Nos adormece la futilidad. Nos aborrega la falta de criterio, que es el origen de la crítica, de la sana crítica. Como los rinocerontes de Ionesco, mugimos, pacemos, nos igualamos, nos hacemos masa, perdemos nuestra identidad. Hemos sido apaleados, en el cuerpo, y también en el espíritu. Creemos babosadas, nos regodeamos en ellas, tal vez porque así resulta más fácil vivir en el infierno, o, acaso, menos doloroso, porque bien sabemos, pasadas sus puertas, se va a la ciudad del llanto, al eterno dolor; cruzadas sus puertas, se encuentran los condenados, los penitentes, los reos de sus propias miserias.
Sandios como fuimos, y sabe Dios que sí lo fuimos, le llamamos, no una sino mil veces, y aun peor, le invitamos a construir su reino inmundo en este, nuestro país.
      Como larvas en las charcas, reflotamos en la superficie, negamos la profundidad y por ello, solo nos regodeamos en la hojarasca que yace sobre las aguas quedas, las aguas mansas, las aguas fétidas. Obviamos lo importante, y como los necios, nos culpamos unos a otros, nos tiramos al rostro salivazos espesos, verdes, pegajosos. Como los majaderos, solo nos detenemos en lo más evidente, y justamente por ello, también lo menos denso, lo intrascendente.
      Nos quejamos, incluso airadamente, del hambre, de la miseria, de los horrores infernales que otros, y por qué dudarlo, igualmente nosotros mismos, sufrimos a diario, pero no asumimos con la gallardía necesaria que en la construcción de esto, de este horror, todos contribuimos. Que por su proceder, algunos, y por su inacción, otros más, muchos más, de Venezuela hicimos este tártaro pútrido que es hoy. Mirándonos unos a otros, señalándonos unos a otros, olvidamos lo más obvio, que al escupir nuestra ira en la desnudez del otro, asimismo esputamos gargajos sobre nosotros mismos, y que endilgándonos culpas, acusándonos unos a otros de pecados que nos son comunes, ahuyentamos el porvenir luminoso que tanto anhelamos y nos hundimos en la lóbrega noche, el reino ominoso de la Muerte.
      La hemos visto pasearse por las calles desoladas, hurgando en cada casa, en cada cuerpo, en cada alma, para hendir su guadaña, para cegarnos por el intenso dolor que sus uñas largas y filosas causan en el corazón de los hombres, sin importar sus querencias, sus credos, sus sueños.
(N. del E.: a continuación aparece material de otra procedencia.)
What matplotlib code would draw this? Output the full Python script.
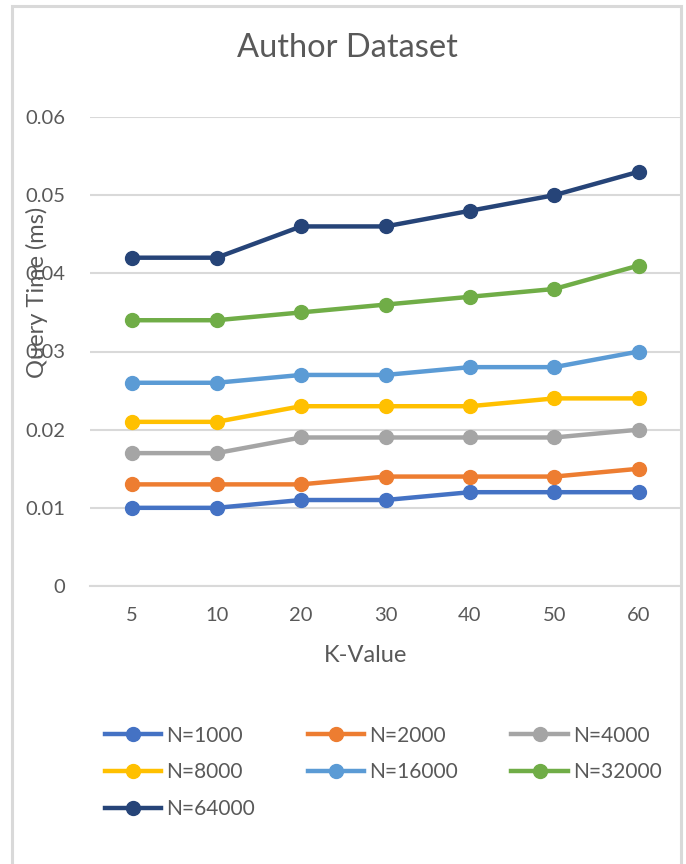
import matplotlib.pyplot as plt
from matplotlib.patches import Rectangle

# chart data
k_values = ['5', '10', '20', '30', '40', '50', '60']
series_names = ['N=1000', 'N=2000', 'N=4000', 'N=8000', 'N=16000', 'N=32000', 'N=64000']
n1000 = [0.010, 0.010, 0.011, 0.011, 0.012, 0.012, 0.012]
n2000 = [0.013, 0.013, 0.013, 0.014, 0.014, 0.014, 0.015]
n4000 = [0.017, 0.017, 0.019, 0.019, 0.019, 0.019, 0.020]
n8000 = [0.021, 0.021, 0.023, 0.023, 0.023, 0.024, 0.024]
n16000 = [0.026, 0.026, 0.027, 0.027, 0.028, 0.028, 0.030]
n32000 = [0.034, 0.034, 0.035, 0.036, 0.037, 0.038, 0.041]
n64000 = [0.042, 0.042, 0.046, 0.046, 0.048, 0.050, 0.053]
y_ticks = [0, 0.01, 0.02, 0.03, 0.04, 0.05, 0.06]
y_tick_labels = ['0', '0.01', '0.02', '0.03', '0.04', '0.05', '0.06']

colors = ['#4472C4', '#ED7D31', '#A5A5A5', '#FFC000', '#5B9BD5', '#70AD47', '#264478']
text_color = '#595959'
plt.rcParams['font.family'] = ['Lato', 'DejaVu Sans']

W, H = 686, 864
fig = plt.figure(figsize=(W / 100, H / 100), dpi=100)

# chart area border, open at the bottom
fig.patches.append(Rectangle((12 / W, -0.05), (681 - 12) / W, (H - 6) / H + 0.05,
                             transform=fig.transFigure, fill=False,
                             edgecolor='#D9D9D9', linewidth=2.2))

ax = fig.add_axes([90 / W, (H - 586) / H, (681 - 90) / W, (586 - 117) / H])

all_series = [n1000, n2000, n4000, n8000, n16000, n32000, n64000]
x = list(range(len(k_values)))
for name, vals, c in zip(series_names, all_series, colors):
    ax.plot(x, vals, color=c, linewidth=3.2, marker='o', markersize=10, label=name)

ax.set_xlim(-0.5, len(k_values) - 0.5)
ax.set_ylim(0, 0.06)
ax.set_yticks(y_ticks)
ax.set_yticklabels(y_tick_labels)
ax.set_xticks(x)
ax.set_xticklabels(k_values)
ax.yaxis.grid(True, color='#D9D9D9', linewidth=1.5)
ax.set_axisbelow(True)
for s in ['top', 'right', 'left']:
    ax.spines[s].set_visible(False)
ax.spines['bottom'].set_color('#D9D9D9')
ax.spines['bottom'].set_linewidth(1.5)
ax.tick_params(length=0, labelsize=14.5, colors=text_color)
ax.tick_params(axis='y', pad=18)
ax.tick_params(axis='x', pad=15)

fig.text(347 / W, 1 - 48 / H, 'Author Dataset', ha='center', va='center',
         fontsize=23.5, color=text_color)
fig.text(37 / W, 1 - 292 / H, 'Query Time (ms)', ha='center', va='center',
         rotation=90, fontsize=17, color=text_color)
fig.text(366 / W, 1 - 656 / H, 'K-Value', ha='center', va='center',
         fontsize=17, color=text_color)

# legend fills row by row like Excel
handles, labels = ax.get_legend_handles_labels()
order = [0, 3, 6, 1, 4, 2, 5]
fig.legend([handles[i] for i in order], [labels[i] for i in order], ncol=3,
           loc='upper left', bbox_to_anchor=(86 / W, 1 - 707 / H), frameon=False,
           fontsize=15, labelcolor=text_color, handlelength=2.7,
           handletextpad=0.25, columnspacing=2.55, labelspacing=0.8)

fig.savefig('out.png', dpi=100)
La hemos visto mostrar sus dientes carcomidos, y expeler su aliento fétido sobre niños, para robarles la vida que apenas principian y envenenar a sus dolientes con odio, resentimientos ponzoñosos, con los vicios que sin duda, pudren el alma. La hemos visto, vestida con su capote blanco y su guadaña, ocultando su rostro, para unos, hermoso como lo era el de Afrodita, para otros, tan feo como las deformidades de Efesto, con su paso pausado… ¡La hemos visto alzarse como la reina de este reino maldito!
      Sobre esta tierra, otrora de gracias infinitas concedidas por la Providencia Divina, cayó una noche prolongada y luctuosa, una peste que evoca las maldiciones dadas a los orgullosos egipcios. A esta tierra de gracias, en otros días remanso de dolientes, la inquieta un sufrimiento intenso que no amaina, un odio que no cesa. Si ayer fue el refugio de los desterrados, hoy es solo un lugar protervo en el que arden las tumbas de los paganos, de los idólatras, de aquellos que cegados, adoran falsos mesías.
      La aurora nos luce inalcanzable. La negrura oculta verdades, y aun obviedades, y en esta luenga noche que no acaba, el espíritu se nos apoca, se nos acobarda, tal como lo desean los demontres. Las tinieblas nos hacen olvidar que sin importar que tan larga sea la noche, siempre rompe el alba en el saliente, y aunque nos parezca impensable,  y aun inmerecido, la luz siempre rasga las sombras.
      No sé cuánto más reinará la oscuridad en estas tierras, ni cuánto más sufriremos los que en ellas habitamos, porque ignoro qué tanto ofendieron nuestros pecados; pero me aferro incansablemente a la creencia de que pronto amanecerá… Y ruego a esa bravura que antes destronara a tiranos, que nos dé coraje y fuerzas suficientes para echar abajo las tapias de esta mazmorra infame, y sentir de nuevo el destello del sol sobre nuestros rostros, para que su calidez nos borre las angustias y nos seque las lágrimas.